Great, now we have the numbers correctly in our file! We then proceeded to correct the names of neighborhoods and streets.

Name conversion

Standardization of neighborhood names

Initially we will standardize the names of the neighborhoods, which are not entirely correct due to minor problems with accent marks or capital letters. For this, we will do practically all the work manually.
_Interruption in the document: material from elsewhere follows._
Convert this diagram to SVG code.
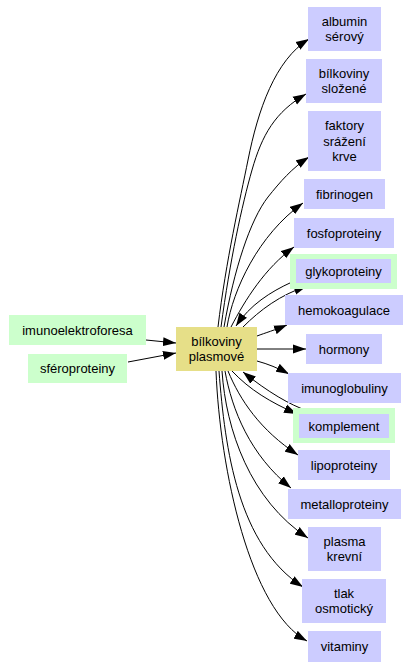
<svg xmlns="http://www.w3.org/2000/svg" width="410" height="668" viewBox="0 0 410 668">
<style>
.p{fill:#ccccff}
.g{fill:#ccffcc}
.c{fill:#e6df88}
text{font-family:"Liberation Sans",Arial,sans-serif;font-size:13px;fill:#000;text-anchor:middle}
.e{fill:none;stroke:#000;stroke-width:1;marker-end:url(#ah)}
</style>
<defs>
<marker id="ah" markerUnits="userSpaceOnUse" markerWidth="14" markerHeight="10" refX="13" refY="4.5" orient="auto" viewBox="0 0 14 9">
<path d="M0,0 L13,4.5 L0,9 z" fill="#000"/>
</marker>
</defs>
<rect width="410" height="668" fill="#fff"/>
<g id="connectors">
<path class="e" d="M146,340 L176,343"/>
<path class="e" d="M128,362 L176,353"/>
<path class="e" d="M218,327 C226,260 240,200 248,160 C258,110 275,60 309,39"/>
<path class="e" d="M221,327 C230,260 242,205 252,170 C262,135 275,112 306,94"/>
<path class="e" d="M224,327 C234,270 250,220 268,197 C280,182 292,168 309,157"/>
<path class="e" d="M227,327 C233,290 258,235 303,203"/>
<path class="e" d="M231,327 C245,300 265,268 294,247"/>
<path class="e" d="M243,327 C260,310 280,295 307,286"/>
<path class="e" d="M292,282 C270,292 250,305 236,326"/>
<path class="e" d="M257,336 C265,333 275,330 287,325"/>
<path class="e" d="M257,349 L306,349"/>
<path class="e" d="M257,361 C268,364 278,368 289,374"/>
<path class="e" d="M232,371 C250,390 270,402 297,414"/>
<path class="e" d="M308,411 C290,405 268,392 243,372"/>
<path class="e" d="M228,371 C240,400 260,430 298,455"/>
<path class="e" d="M225,371 C232,410 250,455 291,488"/>
<path class="e" d="M222,371 C226,430 250,500 308,538"/>
<path class="e" d="M219,371 C225,450 238,545 303,587"/>
<path class="e" d="M216,371 C220,470 250,610 307,641"/>
</g>
<g id="imunoelektroforesa"><rect class="g" x="9" y="315" width="137" height="30"/><text x="77.5" y="334.5">imunoelektroforesa</text></g>
<g id="sferoproteiny"><rect class="g" x="28" y="354" width="99" height="29"/><text x="77.5" y="373">sféroproteiny</text></g>
<g id="bilkoviny_plasmove"><rect class="c" x="176" y="327" width="81" height="44"/><text x="216.5" y="345.5">bílkoviny</text><text x="216.5" y="360.5">plasmové</text></g>
<g id="albumin_serovy"><rect class="p" x="308" y="7" width="73" height="44"/><text x="344.5" y="25.5">albumin</text><text x="344.5" y="40.5">sérový</text></g>
<g id="bilkoviny_slozene"><rect class="p" x="306" y="59" width="76" height="44"/><text x="344" y="77.5">bílkoviny</text><text x="344" y="92.5">složené</text></g>
<g id="faktory_srazeni_krve"><rect class="p" x="308" y="111" width="73" height="60"/><text x="344.5" y="130">faktory</text><text x="344.5" y="145.5">srážení</text><text x="344.5" y="160.5">krve</text></g>
<g id="fibrinogen"><rect class="p" x="304" y="179" width="81" height="30"/><text x="344.5" y="198.5">fibrinogen</text></g>
<g id="fosfoproteiny"><rect class="p" x="294" y="218" width="100" height="30"/><text x="344" y="237.5">fosfoproteiny</text></g>
<g id="glykoproteiny"><rect class="g" x="290" y="254" width="107" height="35"/><rect class="p" x="296" y="259" width="95" height="24"/><text x="343.5" y="275.5">glykoproteiny</text></g>
<g id="hemokoagulace"><rect class="p" x="285" y="295" width="118" height="30"/><text x="344" y="314.5">hemokoagulace</text></g>
<g id="hormony"><rect class="p" x="306" y="334" width="76" height="30"/><text x="344" y="353.5">hormony</text></g>
<g id="imunoglobuliny"><rect class="p" x="288" y="373" width="113" height="30"/><text x="344.5" y="392.5">imunoglobuliny</text></g>
<g id="komplement"><rect class="g" x="293" y="408" width="102" height="35"/><rect class="p" x="299" y="414" width="90" height="24"/><text x="344" y="430.5">komplement</text></g>
<g id="lipoproteiny"><rect class="p" x="298" y="450" width="92" height="30"/><text x="344" y="469.5">lipoproteiny</text></g>
<g id="metalloproteiny"><rect class="p" x="288" y="489" width="113" height="30"/><text x="344.5" y="508.5">metalloproteiny</text></g>
<g id="plasma_krevni"><rect class="p" x="308" y="527" width="73" height="44"/><text x="344.5" y="545.5">plasma</text><text x="344.5" y="560.5">krevní</text></g>
<g id="tlak_osmoticky"><rect class="p" x="302" y="579" width="84" height="44"/><text x="344" y="597.5">tlak</text><text x="344" y="612.5">osmotický</text></g>
<g id="vitaminy"><rect class="p" x="308" y="631" width="73" height="31"/><text x="344.5" y="650.5">vitaminy</text></g>
</svg>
  • In the column of neighborhoods select all values.
  • Go to Find & Select and then Replace (or the command Ctrl+H).
  • Replace the following values, in this order (value to be fetched and value to be replaced, respectively), and then press Replace All:
    • Alto Da Balança - Alto da Balança
    • Barra Do Ceará - Barra do Ceará
    • Boa Vista / Castelão - Boa Vista/Castelão
    • Cais Do Porto - Cais do Porto
    • Cidade Dos Funcionários - Cidade dos Funcionários
    • Conjunto Ceará Ii - Conjunto Ceará II
    • Jardim Das Oliveiras - Jardim das Oliveiras
    • João Xxiii - João XXIII
    • José De Alencar - José de Alencar
    • Pirambú - Pirambu
    • Praia De Iracema - Praia de Iracema
    • Praia Do Futuro I - Praia do Futuro I
    • Praia Do Futuro Ii - Praia do Futuro II
    • Sapiranga / Coité - Sapiranga/Coité
    • Vicente Pinzon - Vicente Pinzón

Standardization of street names

Finally, we must correct the street names. We suggest doing this by neighborhood (smallest to largest, as suggested in the work plan), so that the work is more organized and can be done concurrently with the import.

  • We initially put the first column (name of the streets) in alphabetical order.
  • Then we filter the desired neighborhood.
  • We then corrected the street names manually. Anyway, as the names are arranged in alphabetical order, just correct the first value and copy the name to the cells below.

Doing this in this way, separating the work by neighborhoods, the work is not so heavy and it is possible to do this in stages (fix a neighborhood, the import is carried out, then correct another neighborhood successively).

Data conversion to OSM standard

Finally, with the data already cleaned and standardized, we have to convert this CSV file to an OSM file. For this, we will use QGIS:

  • After opening QGIS, go to menu - Layer - Add Layer - Add Delimited Text Layer (Ctrl+ Shift+T).
  • Open previously created file, select semicolon as delimiter, first record has field names, and in Geometry Definition select Well known text (WKT), then select last column that contains polygon data, and select the type of geometry as polygon.
  • When adding the polygons with the addresses, we now have to convert them to points and leave it in a file ready to be read in JOSM. For this, we do it like this:
    • Menu - Vector - Geometries - Centroids
    • Select data layer and perform processing.
    • With the nodes layer ready, export the file as SHP. It can be saved to another type of file, but current experience recommends saving to SHP so JOSM can open it without problems.